Am I my brother’s accountant?

Among the many problems created for this country by Clinton, one of the most worrisome is his deliberate misrepresentation of the role of the president in American government. Traditionally and constitutionally, many of the president’s responsibilities lie in the realm of foreign and military affairs. Unqualified to play many of the constitutionally-assigned presidential roles (a draft-dodger as commander-in chief?), Clinton managed to change the job description. Throughout the 1992 campaign, Clinton talked as if he was angling, not to be president, but to be governor of the United States.

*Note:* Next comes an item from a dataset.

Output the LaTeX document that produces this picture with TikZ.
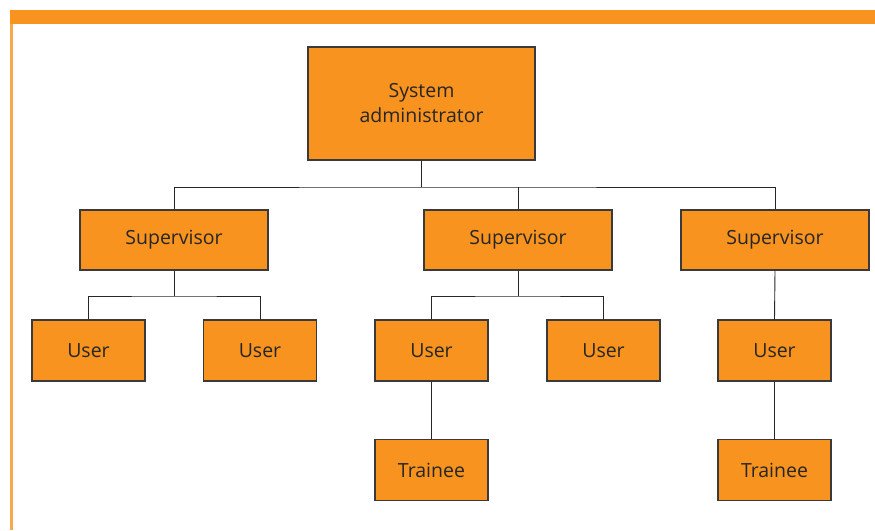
\documentclass[tikz,border=0pt]{standalone}
\usepackage{fontspec}
\setmainfont{Open Sans}
\usetikzlibrary{positioning}

\definecolor{boxorange}{HTML}{F7931E}
\definecolor{edgegray}{HTML}{3A3A3A}

\tikzset{
    rolebox/.style = {draw=edgegray, line width=1.2pt, fill=boxorange,
        minimum width=188pt, minimum height=60pt, inner sep=0pt,
        font=\fontsize{19.5}{25}\selectfont, text=black!85, align=center},
    userbox/.style = {rolebox, minimum width=113pt, minimum height=61pt},
    link/.style = {draw=black!85, line width=0.9pt}
}

\begin{document}
\begin{tikzpicture}[x=1pt, y=-1pt]
    \useasboundingbox (0,0) rectangle (875,530);
    % frame
    \fill[boxorange] (10,10) rectangle (875,24);
    \fill[boxorange!80] (10,24) rectangle (12.5,530);

    % top
    \node[rolebox, minimum width=227pt, minimum height=113pt] (admin) at (421.5,103.5) {System\\administrator};

    % supervisors
    \node[rolebox] (sup1) at (174,240) {Supervisor};
    \node[rolebox] (sup2) at (518,240) {Supervisor};
    \node[rolebox] (sup3) at (775,240) {Supervisor};

    % users
    \node[userbox] (user1) at (88.5,350.5) {User};
    \node[userbox] (user2) at (260,350.5) {User};
    \node[userbox] (user3) at (431.5,350.5) {User};
    \node[userbox] (user4) at (603.5,350.5) {User};
    \node[userbox] (user5) at (774.5,350.5) {User};

    % trainees
    \node[userbox] (trainee1) at (431.5,470) {Trainee};
    \node[userbox] (trainee2) at (774.5,470) {Trainee};

    % connectors
    \coordinate (busA) at (421.5,187);
    \draw[link] (admin.south) -- (busA);
    \draw[link] (sup1.north) |- (busA) -| (sup3.north);
    \draw[link] (sup2.north) -- (sup2.north |- busA);

    \coordinate (busB) at (174,296);
    \draw[link] (sup1.south) -- (busB);
    \draw[link] (user1.north) |- (busB) -| (user2.north);

    \coordinate (busC) at (518,296);
    \draw[link] (sup2.south) -- (busC);
    \draw[link] (user3.north) |- (busC) -| (user4.north);

    \draw[link] (sup3.south) -- (user5.north);
    \draw[link] (user3.south) -- (trainee1.north);
    \draw[link] (user5.south) -- (trainee2.north);
\end{tikzpicture}
\end{document}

His myriad campaign promises almost invariably meant deeper federal involvement in areas the Constitution leaves to the states.

 To his credit, President Bush has given a high priority to the Constitutionally-mandated responsibilities neglected by Clinton. Unfortunately, when it comes to domestic policy, Bush, like Clinton, is acting like America’s governor rather than her president.

 This is particularly clear when it comes to education.

 Bush has proposed a substantial increase in federal education spending. But the price? Schools must institute annual testing of students. Further, if a school does not show an improvement in test scores over a three-year period, they lose their federal funds.

 This is a recipe for disaster for all sorts of reasons.

 First of all, tying funding to test scores is a guaranteed way of ruining schools. Some of my Sacramento-area friends are finding out first hand just how bad test-score dependence is. Their kids get nothing in school but reading, writing, and mathematics. No social studies. No science. No art. No music. Why? Because their schools’ scores fall below certain district-mandated standards. And until the scores are up, the district won’t allow anything but “basics.”

 Bush’s plan will give us more of this kind of nonsense: all over the nation, school districts will end up focusing on nothing but the so-called basics.

 The problem is that, while students following a “basics-only” curriculum may eventually do ok on standardized tests, they don’t really learn even the basics. A student who doesn’t know how to read a science or social studies text doesn’t really know how to read. A student who doesn’t know how to apply mathematics in the sciences and in the fine arts doesn’t really know mathematics. A student who can’t write up a science or history project doesn’t really know how to write.

 Bush justifies his program by telling us that schools have to be accountable.

 Well, of course they do. But to whom?

 Test score mania is fostered by the faceless bureaucrats who dominate both state and federal departments of education and who, unfortunately, tend to have the ear of both Republican and Democratic governors when it comes to education. These high-paid administrators rarely contribute anything positive to education—but they like to pretend they do. So they love numbers, and they love forcing teachers to generate numbers that will make them look good.

 Schools owe nothing to these number-crunchers.

 Instead, schools should be accountable to parents, students, and the local community—groups that, invariably, have sounder judgment as to what a local school should be doing than state and federal bureaucrats.

 But even if all this were not so, there’s a real problem with Bush’s education proposal: Federal interference in education is a major violation of the Constitution—and Bush knows it. He knows, for instance, that Congress cannot directly mandate nation-wide achievement testing. So he skirts the Constitution. In the same way that Congress uses its control of highway funds to usurp state and local control of traffic laws, Bush wants to use federal education money to take away local control of the schools.

 We deserve better from our presidents. The oath to uphold and defend the Constitution obligates them to uphold the spirit as well as the letter of the fundamental law of the land.

And before we try to make our schools accountable, we ought to make our presidents accountable.

 Perhaps we should tie their paychecks to some sort of standardized test.